Esta discussão pode ser mais bem aprofundada no texto “Defensoria Pública na concretização de políticas públicas: um controle da aparente discricionariedade administrativa governamental” (disponível em: http://jus.com.br/artigos/22066/defensoria-publica-na-concretizacao-de-politicas-publicas).
Por fim, e desta vez voltada à real universalização dos serviços jurídico-sociais da Defensoria, a EC n. 80 alterou o ADCT (Ato das Disposições Constitucionais Transitórias), inserindo o art. 98, determinando o prazo de oito anos para que União, Estados e DF contem com Defensores Públicos em todas as Unidades Jurisdicionais, disseminando-se os Núcleos Regionais da Instituição por todos os Estados, por todo o país carente de assistência jurídica integral e gratuita, conforme o Mapa da Defensoria Pública publicado pelo IPEA e pela ANADEP (disponível em: http://www.ipea.gov.br/sites/mapadefensoria/) e o Atlas de Acesso à Justiça do Ministério da Justiça (disponível em: http://www.acessoajustica.gov.br/).
A nova EC não determina que os Municípios provejam as Unidades Jurisdicionais de Defensores, exatamente porque estes Entes Federativos não têm competência para legislar sobre “assistência jurídica e Defensoria Pública” (art. 24, XIII, CRFB), além do que não existe “Defensoria Pública Municipal” (à semelhança do Judiciário e MP), tampouco a assistência jurídica é mero assistencialismo social, não podendo o Administrador Público Municipal dispor como política pública de acesso à Justiça e Cidadania, podendo contribuir de diversas outras formas neste segmento.

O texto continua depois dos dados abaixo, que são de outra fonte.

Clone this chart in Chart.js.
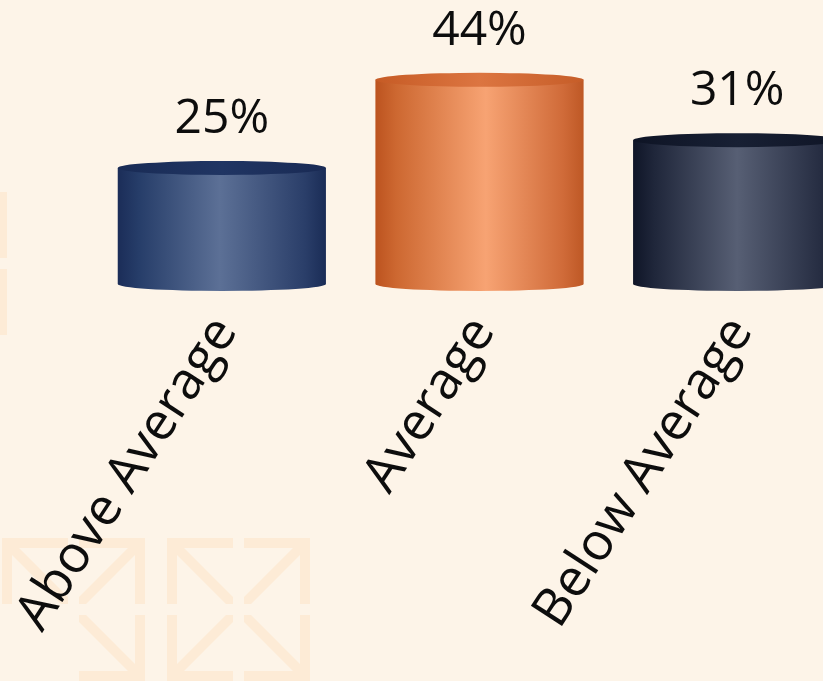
<!DOCTYPE html>
<html>
<head>
<meta charset="utf-8">
<script src="https://cdn.jsdelivr.net/npm/chart.js@4.4.1/dist/chart.umd.min.js"></script>
<style>
  html, body { margin: 0; padding: 0; width: 823px; height: 681px; overflow: hidden; background: #fdf4e8; }
  #chart { position: absolute; left: 0; top: 0; }
</style>
</head>
<body>
<canvas id="chart" width="900" height="681"></canvas>
<script>
// Performance groups and their share of respondents (%)
const categories = ['Above Average', 'Average', 'Below Average'];
const shares = [25, 44, 31];

// Cylinder shading: horizontal gradient for the body, darker cap on top
const bodyStops = [
  [[0, '#1b2d58'], [0.1, '#263d69'], [0.49, '#5c7096'], [0.9, '#2a3e69'], [1, '#1a2c56']],
  [[0, '#bc531f'], [0.1, '#cd6831'], [0.53, '#f7a373'], [0.9, '#d06b39'], [1, '#be5825']],
  [[0, '#0f1527'], [0.1, '#1f263a'], [0.5, '#575f74'], [0.9, '#262d42'], [1, '#111728']]
];
const capStops = [
  [[0, '#192b55'], [0.5, '#203563'], [1, '#192a54']],
  [[0, '#c65b25'], [0.5, '#dc7541'], [1, '#c65d28']],
  [[0, '#0e1425'], [0.5, '#182034'], [1, '#0f1526']]
];
const CAP_RY = 7;
const BG = '#fdf4e8';
const DECO = '#fdebd6';

function gradient(ctx, left, right, stops) {
  const g = ctx.createLinearGradient(left, 0, right, 0);
  stops.forEach(([o, c]) => g.addColorStop(o, c));
  return g;
}

// Arrow tile of the page background: an L-shaped corner plus a diagonal
function arrowTile(ctx, x0, y0, s, dir) {
  const t = 10;
  ctx.save();
  ctx.beginPath();
  ctx.rect(x0, y0, s, s);
  ctx.clip();
  ctx.fillStyle = DECO;
  ctx.strokeStyle = DECO;
  ctx.lineWidth = 10;
  const top = dir[0] === 't';
  const left = dir[1] === 'l';
  ctx.fillRect(x0, top ? y0 : y0 + s - t, s, t);
  ctx.fillRect(left ? x0 : x0 + s - t, y0, t, s);
  ctx.beginPath();
  const cx = left ? x0 : x0 + s, cy = top ? y0 : y0 + s;
  const ox = left ? x0 + s : x0, oy = top ? y0 + s : y0;
  ctx.moveTo(cx, cy);
  ctx.lineTo(ox + (ox - cx) * 0.1, oy + (oy - cy) * 0.1);
  ctx.stroke();
  ctx.restore();
}

const backdrop = {
  id: 'backdrop',
  beforeDraw(chart) {
    const ctx = chart.ctx;
    ctx.save();
    ctx.fillStyle = BG;
    ctx.fillRect(0, 0, chart.width, chart.height);
    // edge tiles
    arrowTile(ctx, -59, 192, 66, 'tr');
    arrowTile(ctx, -59, 269, 66, 'br');
    // lower-left tile block
    arrowTile(ctx, 2, 538, 66, 'tl');
    arrowTile(ctx, 79, 538, 66, 'tr');
    arrowTile(ctx, 79, 615, 66, 'br');
    arrowTile(ctx, 167, 538, 66, 'tl');
    arrowTile(ctx, 244, 538, 66, 'tr');
    arrowTile(ctx, 167, 615, 66, 'bl');
    arrowTile(ctx, 244, 615, 66, 'br');
    ctx.restore();
  }
};

const cylinders = {
  id: 'cylinders',
  afterDatasetsDraw(chart) {
    const ctx = chart.ctx;
    const meta = chart.getDatasetMeta(0);
    meta.data.forEach((bar, i) => {
      const { x, y, base, width } = bar.getProps(['x', 'y', 'base', 'width'], true);
      const rx = width / 2, l = x - rx, r = x + rx;
      ctx.save();
      // body with rounded bottom
      ctx.beginPath();
      ctx.moveTo(l, y);
      ctx.lineTo(l, base);
      ctx.ellipse(x, base, rx, CAP_RY, 0, Math.PI, 0, true);
      ctx.lineTo(r, y);
      ctx.closePath();
      ctx.fillStyle = gradient(ctx, l, r, bodyStops[i]);
      ctx.fill();
      // top cap
      ctx.beginPath();
      ctx.ellipse(x, y, rx, CAP_RY, 0, 0, Math.PI * 2);
      ctx.fillStyle = gradient(ctx, l, r, capStops[i]);
      ctx.fill();
      // value label
      ctx.fillStyle = '#0d0d0d';
      ctx.font = '48px "Open Sans"';
      ctx.textAlign = 'center';
      ctx.textBaseline = 'alphabetic';
      ctx.fillText(chart.data.datasets[0].data[i] + '%', x, y - CAP_RY - 28);
      ctx.restore();
    });
  }
};

function draw() {
  new Chart(document.getElementById('chart'), {
    type: 'bar',
    data: {
      labels: categories,
      datasets: [{
        data: shares,
        backgroundColor: 'rgba(0,0,0,0)',
        borderWidth: 0,
        categoryPercentage: 1,
        barPercentage: 0.808
      }]
    },
    options: {
      responsive: false,
      animation: false,
      events: [],
      layout: { padding: { left: 93, right: 34, top: 0, bottom: 0 } },
      plugins: { legend: { display: false }, tooltip: { enabled: false } },
      scales: {
        x: {
          grid: { display: false },
          border: { display: false },
          ticks: {
            color: '#0d0d0d',
            font: { family: 'Open Sans', size: 52 },
            minRotation: 57,
            maxRotation: 57,
            padding: 14,
            labelOffset: 4,
            autoSkip: false
          },
          afterFit(scale) {
            scale.height = 397;
            scale.paddingLeft = 0;
            scale.paddingRight = 0;
          }
        },
        y: {
          display: false,
          min: 0,
          max: 61.2
        }
      }
    },
    plugins: [backdrop, cylinders]
  });
}

if (document.fonts && document.fonts.load) {
  Promise.all([document.fonts.load('52px "Open Sans"'), document.fonts.load('48px "Open Sans"')])
    .then(draw, draw);
} else {
  draw();
}
</script>
</body>
</html>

Estipulou-se regra durante o decurso dos oito anos, devendo atender-se, prioritariamente, as regiões com maiores índices de exclusão social e adensamento populacional. Esta disposição constitucional transitória não pode se consubstanciar em letra morta, sem efetividade real, como muitos dos direitos sociais previstos na Constituição.

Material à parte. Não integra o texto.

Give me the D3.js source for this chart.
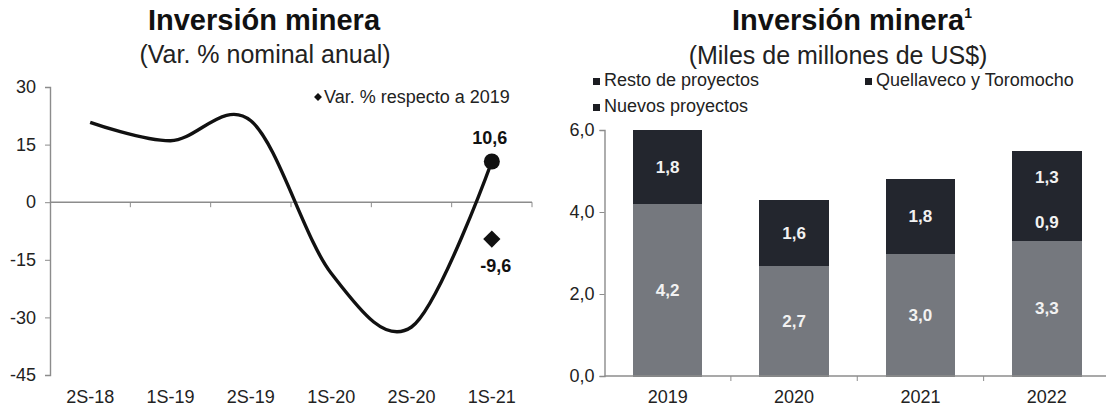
<!DOCTYPE html>
<html>
<head>
<meta charset="utf-8">
<script src="https://cdn.jsdelivr.net/npm/d3@7"></script>
<style>
	body { margin: 0; background: #fff; }
	svg { display: block; font-family: "Liberation Sans", Arial, sans-serif; }
</style>
</head>
<body>
<div id="svg-container"></div>
<script>


// DATA - LEFT CHART
const periods = ['2S-18', '1S-19', '2S-19', '1S-20', '2S-20', '1S-21'];
const varNominal = [20.8, 16.0, 21.2, -18.5, -32.5, 10.6];
const varVs2019 = -9.6;
const leftTicks = [30, 15, 0, -15, -30, -45];

// DATA - RIGHT CHART
const years = ['2019', '2020', '2021', '2022'];
const resto = [4.2, 2.7, 3.0, 3.3];
const quellaveco = [1.8, 1.6, 1.8, 0.9];
const nuevos = [0, 0, 0, 1.3];
const rightTicks = [0, 2, 4, 6];
const seriesNames = ['Resto de proyectos', 'Quellaveco y Toromocho', 'Nuevos proyectos'];

// decimal comma, plain hyphen for negatives
const fmt = v => d3.format('.1f')(v).replace('.', ',').replace('\u2212', '-');
const axisColor = '#8c8c8c';


// LEFT CHART
function drawLeft(svg) {
	const g = svg.append('g');

	// titles
	g.append('text').attr('x', 264).attr('y', 30).attr('text-anchor', 'middle')
		.attr('font-size', 29).attr('font-weight', 'bold').attr('fill', '#111')
		.text('Inversión minera');
	g.append('text').attr('x', 265).attr('y', 63).attr('text-anchor', 'middle')
		.attr('font-size', 25).attr('fill', '#222')
		.text('(Var. % nominal anual)');

	// scales
	const x = d3.scaleBand().domain(periods).range([50, 532]);
	const y = d3.scaleLinear().domain([-45, 30]).range([375, 87]);

	// y axis
	const yAxis = g.append('g').attr('transform', 'translate(50,0)')
		.call(d3.axisLeft(y).tickValues(leftTicks).tickSize(5).tickFormat(d => String(d)));
	yAxis.select('.domain').attr('stroke', axisColor).attr('stroke-width', 1.4);
	yAxis.selectAll('.tick line').attr('stroke', axisColor);
	yAxis.selectAll('.tick text').attr('x', -14).attr('font-size', 18).attr('fill', '#222');

	// x axis line at zero + ticks at category edges
	g.append('line').attr('x1', 50).attr('x2', 532).attr('y1', y(0)).attr('y2', y(0))
		.attr('stroke', axisColor).attr('stroke-width', 1.4);
	g.selectAll('.xtick').data(periods.slice(1).concat(['end']))
		.enter().append('line')
		.attr('x1', d => d === 'end' ? 532 : x(d)).attr('x2', d => d === 'end' ? 532 : x(d))
		.attr('y1', y(0)).attr('y2', y(0) + 5)
		.attr('stroke', axisColor);

	// x labels at the bottom
	g.selectAll('.xlab').data(periods).enter().append('text')
		.attr('x', d => x(d) + x.bandwidth() / 2).attr('y', 403)
		.attr('text-anchor', 'middle').attr('font-size', 18).attr('fill', '#222')
		.text(d => d);

	// smoothed line
	const pts = periods.map((p, i) => [x(p) + x.bandwidth() / 2, y(varNominal[i])]);
	g.append('path')
		.attr('d', d3.line().curve(d3.curveCardinal.tension(0))(pts))
		.attr('fill', 'none').attr('stroke', '#111').attr('stroke-width', 3.4);

	// last point marker
	const last = periods.length - 1;
	const cx = x(periods[last]) + x.bandwidth() / 2;
	g.append('circle').attr('cx', cx).attr('cy', y(varNominal[last])).attr('r', 8).attr('fill', '#111');
	g.append('text').attr('x', cx - 2).attr('y', y(varNominal[last]) - 17)
		.attr('text-anchor', 'middle').attr('font-size', 18).attr('font-weight', 'bold').attr('fill', '#111')
		.text(fmt(varNominal[last]));

	// diamond: var. respecto a 2019
	const diamond = d3.symbol().type(d3.symbolDiamond2).size(190);
	g.append('path').attr('d', diamond())
		.attr('transform', `translate(${cx},${y(varVs2019)})`).attr('fill', '#111');
	g.append('text').attr('x', cx + 4).attr('y', y(varVs2019) + 33)
		.attr('text-anchor', 'middle').attr('font-size', 18).attr('font-weight', 'bold').attr('fill', '#111')
		.text(fmt(varVs2019));

	// legend
	g.append('path').attr('d', d3.symbol().type(d3.symbolDiamond2).size(40)())
		.attr('transform', 'translate(318,97)').attr('fill', '#111');
	g.append('text').attr('x', 324).attr('y', 103).attr('font-size', 18).attr('fill', '#222')
		.text('Var. % respecto a 2019');
}


// RIGHT CHART
function drawRight(svg) {
	const g = svg.append('g');

	// titles
	const t = g.append('text').attr('x', 852).attr('y', 30).attr('text-anchor', 'middle')
		.attr('font-size', 29).attr('font-weight', 'bold').attr('fill', '#111');
	t.append('tspan').text('Inversión minera');
	t.append('tspan').attr('font-size', 14).attr('dy', -12).text('1');
	g.append('text').attr('x', 838).attr('y', 64).attr('text-anchor', 'middle')
		.attr('font-size', 25).attr('fill', '#222')
		.text('(Miles de millones de US$)');

	// legend
	const legendPos = [[593, 86], [865, 86], [593, 112]];
	seriesNames.forEach((name, i) => {
		g.append('rect').attr('x', legendPos[i][0]).attr('y', legendPos[i][1] - 8)
			.attr('width', 7).attr('height', 7).attr('fill', '#1c1d22');
		g.append('text').attr('x', legendPos[i][0] + 11).attr('y', legendPos[i][1])
			.attr('font-size', 18).attr('fill', '#222').text(name);
	});

	// scales
	const x = d3.scaleBand().domain(years).range([604.5, 1110]).paddingInner(0.45).paddingOuter(0.225);
	const y = d3.scaleLinear().domain([0, 6]).range([376, 130]);

	// y axis
	const yAxis = g.append('g').attr('transform', 'translate(604.5,0)')
		.call(d3.axisLeft(y).tickValues(rightTicks).tickSize(5).tickFormat(fmt));
	yAxis.select('.domain').attr('stroke', axisColor).attr('stroke-width', 1.4);
	yAxis.selectAll('.tick line').attr('stroke', axisColor);
	yAxis.selectAll('.tick text').attr('x', -10).attr('font-size', 18).attr('fill', '#222');

	// stacked bars
	const table = years.map((yr, i) => ({ year: yr, resto: resto[i], quellaveco: quellaveco[i], nuevos: nuevos[i] }));
	const keys = ['resto', 'quellaveco', 'nuevos'];
	const colors = { resto: '#75787e', quellaveco: '#23262e', nuevos: '#23262e' };
	const stacked = d3.stack().keys(keys)(table);

	// rects first (crisp, so stacked dark parts show no seam), labels afterwards
	stacked.forEach(layer => {
		g.selectAll('.bar-' + layer.key).data(layer.filter(d => d[1] > d[0]))
			.enter().append('rect')
			.attr('shape-rendering', 'crispEdges')
			.attr('x', d => x(d.data.year)).attr('width', x.bandwidth())
			.attr('y', d => y(d[1])).attr('height', d => y(d[0]) - y(d[1]) + 0.5)
			.attr('fill', colors[layer.key]);
	});
	stacked.forEach(layer => {
		g.selectAll('.lab-' + layer.key).data(layer.filter(d => d[1] > d[0]))
			.enter().append('text')
			.attr('x', d => x(d.data.year) + x.bandwidth() / 2)
			.attr('y', d => (y(d[0]) + y(d[1])) / 2 + 6)
			.attr('text-anchor', 'middle').attr('font-size', 17).attr('font-weight', 'bold')
			.attr('fill', '#f2f2f2')
			.text(d => fmt(d[1] - d[0]));
	});

	// x axis
	g.append('line').attr('x1', 604.5).attr('x2', 1106).attr('y1', y(0)).attr('y2', y(0))
		.attr('stroke', axisColor).attr('stroke-width', 1.4);
	const step = x.step();
	g.selectAll('.xtick').data(years.slice(1))
		.enter().append('line')
		.attr('x1', d => x(d) - step * x.paddingInner() / 2).attr('x2', d => x(d) - step * x.paddingInner() / 2)
		.attr('y1', y(0)).attr('y2', y(0) + 5).attr('stroke', axisColor);
	g.selectAll('.xlab').data(years).enter().append('text')
		.attr('x', d => x(d) + x.bandwidth() / 2).attr('y', 403)
		.attr('text-anchor', 'middle').attr('font-size', 18).attr('fill', '#222')
		.text(d => d);
}


document.addEventListener('DOMContentLoaded', () => {
	const svg = d3.select('#svg-container').append('svg')
		.attr('width', 1106).attr('height', 410);
	drawLeft(svg);
	drawRight(svg);
});
</script>
</body>
</html>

O STJ, julgando o REsp n. 869.843/RS, asseverou que “a Constituição não é ornamental, não se resume a um museu de princípios, não é meramente um ideário; reclama efetividade real de suas normas” (Rel. Luiz Fux, T1).
Para que a Defensoria Pública efetivamente exerça sua função institucional, necessário é o emprego de recursos pessoais e orçamentários que viabilizem sua universalização e interiorização, sob pena de a alteração constitucional não passar da Casa Legislativa (textual) para a Casa do Necessitado (real).
Em sendo assim, necessária a derrubada ao veto presidencial do PLP n. 114/2011, o qual previa destinação em tempo razoável de percentual da receita corrente líquida do Estado às Defensorias, como forma de assegurar efetivamente sua autonomia e permitir sua atuação efetiva e plena nos moldes da Emenda Constitucional.